The Loch Ness Supergroup is one of the subdivisions of the Neoproterozoic sequence of sedimentary rocks (or their metamorphic equivalents) in the Scottish Highlands. It is found everywhere in tectonic contact above the older Wester Ross Supergroup. It is thought to be unconformably overlain by the Cryogenian to Cambrian Dalradian Supergroup.

==Stratigraphy==
The supergroup is subdivided into three groups.

===Glenfinnan Group===
This group, which consists of amphibolite facies pelitic gneiss and interbanded pelite, semi-pelite, psammite, quartzite and migmatites, lies tectonically above the Sgùrr Beag Thrust and below the Loch Eil Group. There is evidence of a true stratigraphic transition between these two groups in some areas.

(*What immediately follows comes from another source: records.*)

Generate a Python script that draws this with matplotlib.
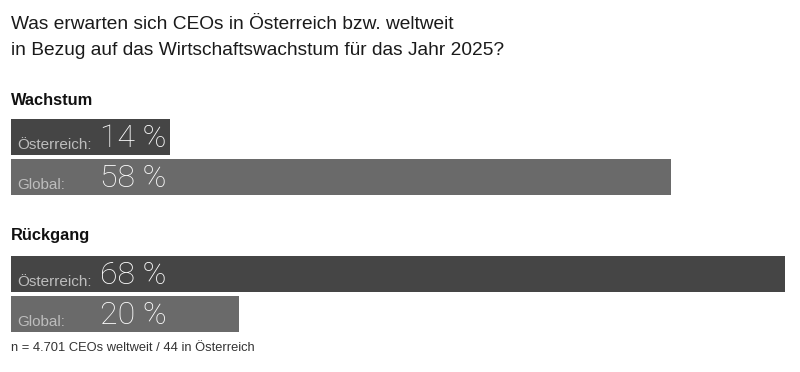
import matplotlib
matplotlib.use('Agg')
import matplotlib.pyplot as plt

plt.rcParams['font.family'] = ['Liberation Sans', 'DejaVu Sans']

# data
groups = ['Wachstum', 'Rückgang']
regions = ['Österreich:', 'Global:']
values = {
    'Wachstum': [14, 58],
    'Rückgang': [68, 20],
}
title_lines = ['Was erwarten sich CEOs in Österreich bzw. weltweit',
               'in Bezug auf das Wirtschaftswachstum für das Jahr 2025?']
footnote = 'n = 4.701 CEOs weltweit / 44 in Österreich'

bar_colors = ['#454545', '#6a6a6a']
W, H = 800, 372
px_per_pct = 11.38
x0 = 11

fig = plt.figure(figsize=(W / 100, H / 100), dpi=100)
ax = fig.add_axes([0, 0, 1, 1])
ax.set_xlim(-x0 / px_per_pct, (W - x0) / px_per_pct)
ax.set_ylim(H, 0)
ax.axis('off')

# vertical layout in pixel rows
header_base = {'Wachstum': 105, 'Rückgang': 240}
bar_top = {'Wachstum': 119, 'Rückgang': 256}
bar_h = 36
gap = 40

for i, line in enumerate(title_lines):
    fig.text(x0 / W, 1 - (29 + 26 * i) / H, line, ha='left', va='baseline',
             fontsize=13.75, color='#1a1a1a')

for g in groups:
    ax.text(0, header_base[g], g, ha='left', va='baseline',
            fontsize=11.8, fontweight='bold', color='#111111')
    for i, (reg, v) in enumerate(zip(regions, values[g])):
        yc = bar_top[g] + i * gap + bar_h / 2
        ax.barh(yc, v, height=bar_h, left=0, color=bar_colors[i], edgecolor='none')
        ax.text(6 / px_per_pct, yc + 12, reg, ha='left', va='baseline',
                fontsize=11, color='#bdbdbd')
        ax.text(89 / px_per_pct, yc + 10, f'{v} %', ha='left', va='baseline',
                fontsize=23, color='white', family=['Roboto', 'Liberation Sans'],
                fontweight='light')

fig.text(x0 / W, 1 - 351 / H, footnote, ha='left', va='baseline', fontsize=9.3,
         color='#333333')

fig.savefig('out.png', dpi=100)
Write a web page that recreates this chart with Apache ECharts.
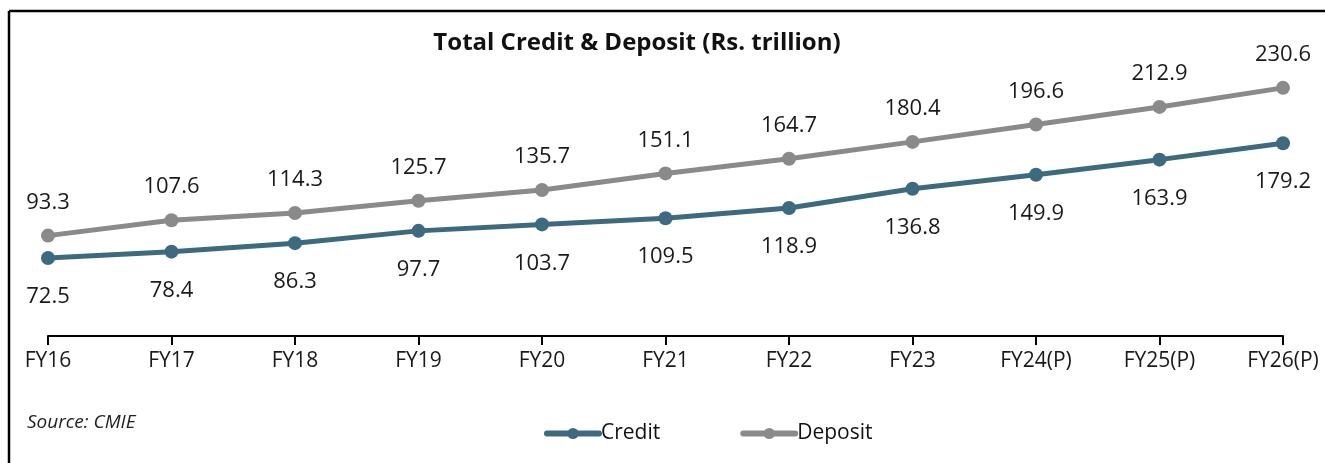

Slices of Lewisian-type gneisses are found above the Sgùrr Beag Thrust and are interpreted to represent pieces of basement to the group, with a highly sheared unconformable contact, incorporated during the Caledonian orogeny. The original stratigraphic thickness of the group is difficult to estimate due to the high level of strain that it experienced but is likely to be several kilometres. The sequence lacks any sedimentary structures due to its strain state.

===Loch Eil Group===
This group , which consists dominantly of psammite with local developments of quartzite, lies above the Glenfinnan Group in what is interpreted to be a normal stratigraphic contact. The upper boundary of this group is not seen, with Old Red Sandstone typically found unconformably above it. In contrast to the Glennfinnnan Group, there are well-preserved sedimentary structures. Towards the southwestern end of its outcrop the Group consists of widespread psammites within which are identified a lower Kinlocheil Quartzite Formation which is anything up to 1.5 km in thickness, an overlying Glen Gour Quartzite and Pelite Formation of 500-800m thickness and above this, the 100-650m thick Stronchreggan Formation. A Tarvie Psammite Formation is recorded in the Strathconon and Strathglass districts. The total thickness of the group is thought to lie in the range 2.5–5.0 km.

===Badenoch Group===

The succession is divided into two subgroups, although the stratigraphic relationship between them remains unclear, the Dava Subgroup (previously referred to as the Dava Succession) and the Glen Banchor Subgroup. The former, named from the locality of Dava between Inverness and Grantown-on-Spey includes the Slochd Psammite and Flichity Semipelite formations. The contact with the Grampian Group is interpreted to be highly sheared unconformity. The latter is named for Glen Banchor, west of Newtonmore, the type area being from here to Laggan. The Glen Banchor sequence is believed to be between 1 and 1.5 km thick and unconformably overlain by rocks of the Grampian and Appin groups, though the boundary may be tectonic in nature. The total thickness of the group is estimated to be several kilometres.

==Age==
The age of this sequence is constrained by a combination of detrital zircon geochronology, the crystallization ages of igneous intrusions that cut the sequence and metamorphic ages for events that later affected the supergroup. The youngest detrital zircon ages are in the range 1000–900 Ma (million years ago), with one zircon from the Badenoch Group giving an age of 900±17 Ma, postdating the Renlandian Orogeny. Igneous intrusions that cut the Glenfinnan Group give crystallization ages of about 870 Ma and the Badenoch Group was affected by the Knoydartian Orogeny, giving metamorphic ages of about 840 Ma. Taken together these data imply a depositional age range of 900–850 Ma.

==Depositional setting==
The relatively intense metamorphic and tectonic history of this sequence makes any detailed interpretation of the depositional setting very difficult. The presence of finely interbedded psammite, pelite and quartzite is consistent with a shallow water to shelf setting. The evidence of bimodal magmatism affecting the Loch Eil Group combined with the MORB chemistry of the mafic intrusions is consistent with a period of rifting. Detrital zircon ages show that some of the sediment was coming from a Renlandian source, suggesting that the sequence was deposited in its hinterland, possibly as part of a foreland basin.